SUPPLIED INFORMATION:
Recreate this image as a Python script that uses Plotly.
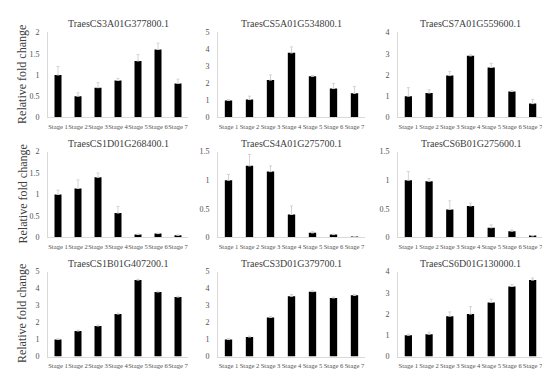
import plotly.graph_objects as go

stages = ["Stage 1", "Stage 2", "Stage 3", "Stage 4", "Stage 5", "Stage 6", "Stage 7"]

titles = [
    "TraesCS3A01G377800.1", "TraesCS5A01G534800.1", "TraesCS7A01G559600.1",
    "TraesCS1D01G268400.1", "TraesCS4A01G275700.1", "TraesCS6B01G275600.1",
    "TraesCS1B01G407200.1", "TraesCS3D01G379700.1", "TraesCS6D01G130000.1",
]

v_3A = [1.0, 0.5, 0.7, 0.87, 1.33, 1.6, 0.8]
e_3A = [0.2, 0.08, 0.12, 0.05, 0.15, 0.15, 0.1]
v_5A = [1.0, 1.05, 2.2, 3.8, 2.42, 1.7, 1.42]
e_5A = [0.05, 0.2, 0.3, 0.35, 0.05, 0.3, 0.4]
v_7A = [1.0, 1.15, 1.97, 2.9, 2.35, 1.22, 0.65]
e_7A = [0.4, 0.15, 0.2, 0.05, 0.2, 0.05, 0.2]
v_1D = [1.0, 1.14, 1.4, 0.57, 0.07, 0.09, 0.05]
e_1D = [0.1, 0.2, 0.1, 0.15, 0.01, 0.01, 0.01]
v_4A = [1.0, 1.25, 1.15, 0.4, 0.08, 0.05, 0.01]
e_4A = [0.1, 0.2, 0.1, 0.15, 0.02, 0.01, 0.0]
v_6B = [1.0, 0.98, 0.49, 0.55, 0.17, 0.11, 0.03]
e_6B = [0.15, 0.05, 0.15, 0.05, 0.05, 0.02, 0.0]
v_1B = [1.0, 1.5, 1.8, 2.5, 4.5, 3.8, 3.5]
e_1B = [0.05, 0.05, 0.05, 0.05, 0.05, 0.05, 0.05]
v_3D = [1.0, 1.15, 2.3, 3.55, 3.82, 3.45, 3.6]
e_3D = [0.05, 0.05, 0.05, 0.1, 0.05, 0.05, 0.05]
v_6D = [1.0, 1.05, 1.9, 2.0, 2.55, 3.3, 3.6]
e_6D = [0.05, 0.1, 0.2, 0.35, 0.15, 0.1, 0.1]

values = [v_3A, v_5A, v_7A, v_1D, v_4A, v_6B, v_1B, v_3D, v_6D]
errors = [e_3A, e_5A, e_7A, e_1D, e_4A, e_6B, e_1B, e_3D, e_6D]

y_max = [2, 5, 4, 2, 1.5, 1.5, 5, 5, 4]
y_dtick = [0.5, 1, 1, 0.5, 0.5, 0.5, 1, 1, 1]

W, H = 550, 374
col_px = [(40, 180), (210, 357), (390, 535)]
row_px = [(21, 108), (143, 231), (266, 353)]
title_y_px = [12, 135, 258]

FONT = "Liberation Serif"
fig = go.Figure()
layout = dict(
    width=W, height=H,
    margin=dict(l=0, r=0, t=0, b=0),
    paper_bgcolor="white", plot_bgcolor="white",
    showlegend=False,
    font=dict(family=FONT, color="#595959"),
    bargap=0.65,
)
annotations = []
for i in range(9):
    r, c = divmod(i, 3)
    k = i + 1
    xa = "x" if k == 1 else f"x{k}"
    ya = "y" if k == 1 else f"y{k}"
    fig.add_trace(go.Bar(
        x=stages, y=values[i], xaxis=xa, yaxis=ya,
        marker=dict(color="black", line=dict(width=0)),
        error_y=dict(type="data", symmetric=False, array=errors[i],
                     arrayminus=[0] * 7, color="#d4d4d4", thickness=1, width=1.5),
    ))
    x0, x1 = col_px[c]
    yt, yb = row_px[r]
    layout["xaxis" if k == 1 else f"xaxis{k}"] = dict(
        domain=[x0 / W, x1 / W], anchor=ya,
        showline=True, linecolor="#d9d9d9", linewidth=1,
        ticks="outside", ticklen=3, tickcolor="rgba(0,0,0,0)",
        tickangle=0, tickfont=dict(family=FONT, size=6.6, color="#505050"),
        showgrid=False, zeroline=False, fixedrange=True,
    )
    layout["yaxis" if k == 1 else f"yaxis{k}"] = dict(
        domain=[1 - yb / H, 1 - yt / H], anchor=xa,
        range=[0, y_max[i]], dtick=y_dtick[i], tick0=0,
        showline=True, linecolor="#d9d9d9", linewidth=1,
        ticks="outside", ticklen=6, tickcolor="rgba(0,0,0,0)",
        tickfont=dict(family=FONT, size=8, color="#505050"),
        showgrid=False, zeroline=False, fixedrange=True,
    )
    annotations.append(dict(
        text=titles[i], x=(x0 + x1) / 2 / W, y=1 - title_y_px[r] / H,
        xref="paper", yref="paper", showarrow=False,
        xanchor="center", yanchor="middle",
        font=dict(family=FONT, size=10, color="#404040"),
    ))
    if c == 0:
        annotations.append(dict(
            text="Relative fold change", x=14 / W, y=1 - (yt + yb) / 2 / H,
            xref="paper", yref="paper", showarrow=False, textangle=-90,
            xanchor="center", yanchor="middle",
            font=dict(family=FONT, size=12, color="#404040"),
        ))

layout["annotations"] = annotations
fig.update_layout(**layout)
fig.write_html("out.html")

PROBLEM REQUIREMENTS: Copy each line exactly, and leave the pictures out of your copy.

SOLUTION:
Recreate this image as a Python script that uses Plotly.
import plotly.graph_objects as go

stages = ["Stage 1", "Stage 2", "Stage 3", "Stage 4", "Stage 5", "Stage 6", "Stage 7"]

titles = [
    "TraesCS3A01G377800.1", "TraesCS5A01G534800.1", "TraesCS7A01G559600.1",
    "TraesCS1D01G268400.1", "TraesCS4A01G275700.1", "TraesCS6B01G275600.1",
    "TraesCS1B01G407200.1", "TraesCS3D01G379700.1", "TraesCS6D01G130000.1",
]

v_3A = [1.0, 0.5, 0.7, 0.87, 1.33, 1.6, 0.8]
e_3A = [0.2, 0.08, 0.12, 0.05, 0.15, 0.15, 0.1]
v_5A = [1.0, 1.05, 2.2, 3.8, 2.42, 1.7, 1.42]
e_5A = [0.05, 0.2, 0.3, 0.35, 0.05, 0.3, 0.4]
v_7A = [1.0, 1.15, 1.97, 2.9, 2.35, 1.22, 0.65]
e_7A = [0.4, 0.15, 0.2, 0.05, 0.2, 0.05, 0.2]
v_1D = [1.0, 1.14, 1.4, 0.57, 0.07, 0.09, 0.05]
e_1D = [0.1, 0.2, 0.1, 0.15, 0.01, 0.01, 0.01]
v_4A = [1.0, 1.25, 1.15, 0.4, 0.08, 0.05, 0.01]
e_4A = [0.1, 0.2, 0.1, 0.15, 0.02, 0.01, 0.0]
v_6B = [1.0, 0.98, 0.49, 0.55, 0.17, 0.11, 0.03]
e_6B = [0.15, 0.05, 0.15, 0.05, 0.05, 0.02, 0.0]
v_1B = [1.0, 1.5, 1.8, 2.5, 4.5, 3.8, 3.5]
e_1B = [0.05, 0.05, 0.05, 0.05, 0.05, 0.05, 0.05]
v_3D = [1.0, 1.15, 2.3, 3.55, 3.82, 3.45, 3.6]
e_3D = [0.05, 0.05, 0.05, 0.1, 0.05, 0.05, 0.05]
v_6D = [1.0, 1.05, 1.9, 2.0, 2.55, 3.3, 3.6]
e_6D = [0.05, 0.1, 0.2, 0.35, 0.15, 0.1, 0.1]

values = [v_3A, v_5A, v_7A, v_1D, v_4A, v_6B, v_1B, v_3D, v_6D]
errors = [e_3A, e_5A, e_7A, e_1D, e_4A, e_6B, e_1B, e_3D, e_6D]

y_max = [2, 5, 4, 2, 1.5, 1.5, 5, 5, 4]
y_dtick = [0.5, 1, 1, 0.5, 0.5, 0.5, 1, 1, 1]

W, H = 550, 374
col_px = [(40, 180), (210, 357), (390, 535)]
row_px = [(21, 108), (143, 231), (266, 353)]
title_y_px = [12, 135, 258]

FONT = "Liberation Serif"
fig = go.Figure()
layout = dict(
    width=W, height=H,
    margin=dict(l=0, r=0, t=0, b=0),
    paper_bgcolor="white", plot_bgcolor="white",
    showlegend=False,
    font=dict(family=FONT, color="#595959"),
    bargap=0.65,
)
annotations = []
for i in range(9):
    r, c = divmod(i, 3)
    k = i + 1
    xa = "x" if k == 1 else f"x{k}"
    ya = "y" if k == 1 else f"y{k}"
    fig.add_trace(go.Bar(
        x=stages, y=values[i], xaxis=xa, yaxis=ya,
        marker=dict(color="black", line=dict(width=0)),
        error_y=dict(type="data", symmetric=False, array=errors[i],
                     arrayminus=[0] * 7, color="#d4d4d4", thickness=1, width=1.5),
    ))
    x0, x1 = col_px[c]
    yt, yb = row_px[r]
    layout["xaxis" if k == 1 else f"xaxis{k}"] = dict(
        domain=[x0 / W, x1 / W], anchor=ya,
        showline=True, linecolor="#d9d9d9", linewidth=1,
        ticks="outside", ticklen=3, tickcolor="rgba(0,0,0,0)",
        tickangle=0, tickfont=dict(family=FONT, size=6.6, color="#505050"),
        showgrid=False, zeroline=False, fixedrange=True,
    )
    layout["yaxis" if k == 1 else f"yaxis{k}"] = dict(
        domain=[1 - yb / H, 1 - yt / H], anchor=xa,
        range=[0, y_max[i]], dtick=y_dtick[i], tick0=0,
        showline=True, linecolor="#d9d9d9", linewidth=1,
        ticks="outside", ticklen=6, tickcolor="rgba(0,0,0,0)",
        tickfont=dict(family=FONT, size=8, color="#505050"),
        showgrid=False, zeroline=False, fixedrange=True,
    )
    annotations.append(dict(
        text=titles[i], x=(x0 + x1) / 2 / W, y=1 - title_y_px[r] / H,
        xref="paper", yref="paper", showarrow=False,
        xanchor="center", yanchor="middle",
        font=dict(family=FONT, size=10, color="#404040"),
    ))
    if c == 0:
        annotations.append(dict(
            text="Relative fold change", x=14 / W, y=1 - (yt + yb) / 2 / H,
            xref="paper", yref="paper", showarrow=False, textangle=-90,
            xanchor="center", yanchor="middle",
            font=dict(family=FONT, size=12, color="#404040"),
        ))

layout["annotations"] = annotations
fig.update_layout(**layout)
fig.write_html("out.html")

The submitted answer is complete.